Omit every picture, and retype the lines that run from the beginning of the data below through the line containing "2.6, 2.8, 3.0]", inclusive.

::: SOURCE EXCERPT :::

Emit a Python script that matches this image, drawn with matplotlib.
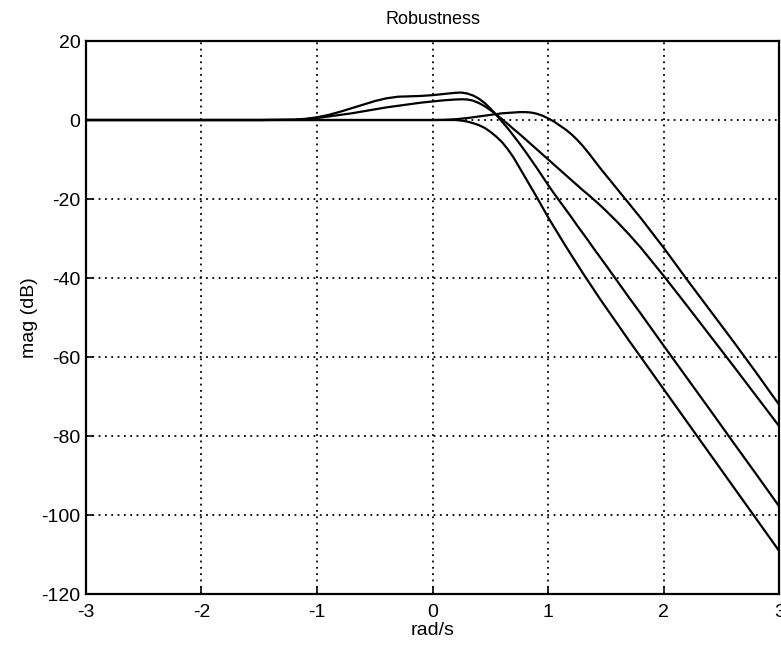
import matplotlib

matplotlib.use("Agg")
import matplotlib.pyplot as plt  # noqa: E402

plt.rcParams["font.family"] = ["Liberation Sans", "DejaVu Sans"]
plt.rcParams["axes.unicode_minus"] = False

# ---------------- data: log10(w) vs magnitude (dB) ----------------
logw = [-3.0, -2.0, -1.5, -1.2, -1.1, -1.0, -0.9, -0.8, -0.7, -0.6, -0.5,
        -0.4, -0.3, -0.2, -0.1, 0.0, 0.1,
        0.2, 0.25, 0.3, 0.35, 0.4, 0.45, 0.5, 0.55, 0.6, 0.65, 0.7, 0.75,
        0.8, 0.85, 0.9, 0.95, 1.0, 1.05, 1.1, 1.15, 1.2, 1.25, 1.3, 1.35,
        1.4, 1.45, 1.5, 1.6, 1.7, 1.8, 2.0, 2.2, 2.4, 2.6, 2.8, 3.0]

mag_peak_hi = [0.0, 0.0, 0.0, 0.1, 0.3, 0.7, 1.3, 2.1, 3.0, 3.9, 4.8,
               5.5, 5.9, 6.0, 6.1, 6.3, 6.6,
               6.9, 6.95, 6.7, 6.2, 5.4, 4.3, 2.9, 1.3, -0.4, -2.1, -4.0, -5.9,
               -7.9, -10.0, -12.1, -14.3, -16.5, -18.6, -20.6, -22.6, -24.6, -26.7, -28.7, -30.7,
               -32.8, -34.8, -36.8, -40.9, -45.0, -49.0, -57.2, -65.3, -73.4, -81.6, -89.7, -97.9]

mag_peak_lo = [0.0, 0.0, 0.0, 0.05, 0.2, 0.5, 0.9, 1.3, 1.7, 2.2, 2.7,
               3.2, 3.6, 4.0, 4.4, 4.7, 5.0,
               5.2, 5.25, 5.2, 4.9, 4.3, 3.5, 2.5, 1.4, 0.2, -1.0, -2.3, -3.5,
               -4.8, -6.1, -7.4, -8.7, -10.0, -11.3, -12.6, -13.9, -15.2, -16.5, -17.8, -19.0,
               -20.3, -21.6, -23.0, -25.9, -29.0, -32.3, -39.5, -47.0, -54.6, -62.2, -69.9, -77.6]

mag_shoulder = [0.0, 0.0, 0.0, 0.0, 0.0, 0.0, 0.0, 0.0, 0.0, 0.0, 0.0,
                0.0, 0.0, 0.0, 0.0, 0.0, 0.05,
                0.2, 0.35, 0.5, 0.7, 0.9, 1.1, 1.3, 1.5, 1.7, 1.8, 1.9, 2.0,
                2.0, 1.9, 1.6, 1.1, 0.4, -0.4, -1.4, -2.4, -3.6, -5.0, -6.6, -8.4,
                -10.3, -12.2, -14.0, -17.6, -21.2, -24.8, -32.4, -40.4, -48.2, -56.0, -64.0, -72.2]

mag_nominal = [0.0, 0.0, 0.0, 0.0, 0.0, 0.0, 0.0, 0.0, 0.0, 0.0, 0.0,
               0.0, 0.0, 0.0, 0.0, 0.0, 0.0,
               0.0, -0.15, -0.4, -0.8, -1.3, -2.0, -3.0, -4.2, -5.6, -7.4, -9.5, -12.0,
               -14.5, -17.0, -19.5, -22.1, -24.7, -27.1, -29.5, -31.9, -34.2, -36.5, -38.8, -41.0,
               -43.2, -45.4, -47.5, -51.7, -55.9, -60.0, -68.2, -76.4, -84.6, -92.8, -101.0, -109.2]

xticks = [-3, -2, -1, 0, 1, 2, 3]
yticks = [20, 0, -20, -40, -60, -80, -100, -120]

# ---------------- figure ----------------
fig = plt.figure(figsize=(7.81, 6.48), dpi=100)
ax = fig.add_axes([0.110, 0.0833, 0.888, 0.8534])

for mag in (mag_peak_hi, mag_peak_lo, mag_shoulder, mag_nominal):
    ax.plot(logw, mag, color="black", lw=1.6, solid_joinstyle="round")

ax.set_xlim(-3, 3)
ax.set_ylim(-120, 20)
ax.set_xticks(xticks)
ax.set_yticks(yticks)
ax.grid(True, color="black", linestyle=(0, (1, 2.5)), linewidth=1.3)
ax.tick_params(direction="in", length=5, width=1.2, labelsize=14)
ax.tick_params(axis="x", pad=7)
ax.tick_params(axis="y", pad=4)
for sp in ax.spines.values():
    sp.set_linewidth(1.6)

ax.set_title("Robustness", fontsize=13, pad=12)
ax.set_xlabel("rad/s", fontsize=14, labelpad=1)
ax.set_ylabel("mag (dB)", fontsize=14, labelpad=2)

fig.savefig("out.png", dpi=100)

:::

▶ **RESULT FOR THIS EXERCISE**
Emit a Python script that matches this image, drawn with matplotlib.
import matplotlib

matplotlib.use("Agg")
import matplotlib.pyplot as plt  # noqa: E402

plt.rcParams["font.family"] = ["Liberation Sans", "DejaVu Sans"]
plt.rcParams["axes.unicode_minus"] = False

# ---------------- data: log10(w) vs magnitude (dB) ----------------
logw = [-3.0, -2.0, -1.5, -1.2, -1.1, -1.0, -0.9, -0.8, -0.7, -0.6, -0.5,
        -0.4, -0.3, -0.2, -0.1, 0.0, 0.1,
        0.2, 0.25, 0.3, 0.35, 0.4, 0.45, 0.5, 0.55, 0.6, 0.65, 0.7, 0.75,
        0.8, 0.85, 0.9, 0.95, 1.0, 1.05, 1.1, 1.15, 1.2, 1.25, 1.3, 1.35,
        1.4, 1.45, 1.5, 1.6, 1.7, 1.8, 2.0, 2.2, 2.4, 2.6, 2.8, 3.0]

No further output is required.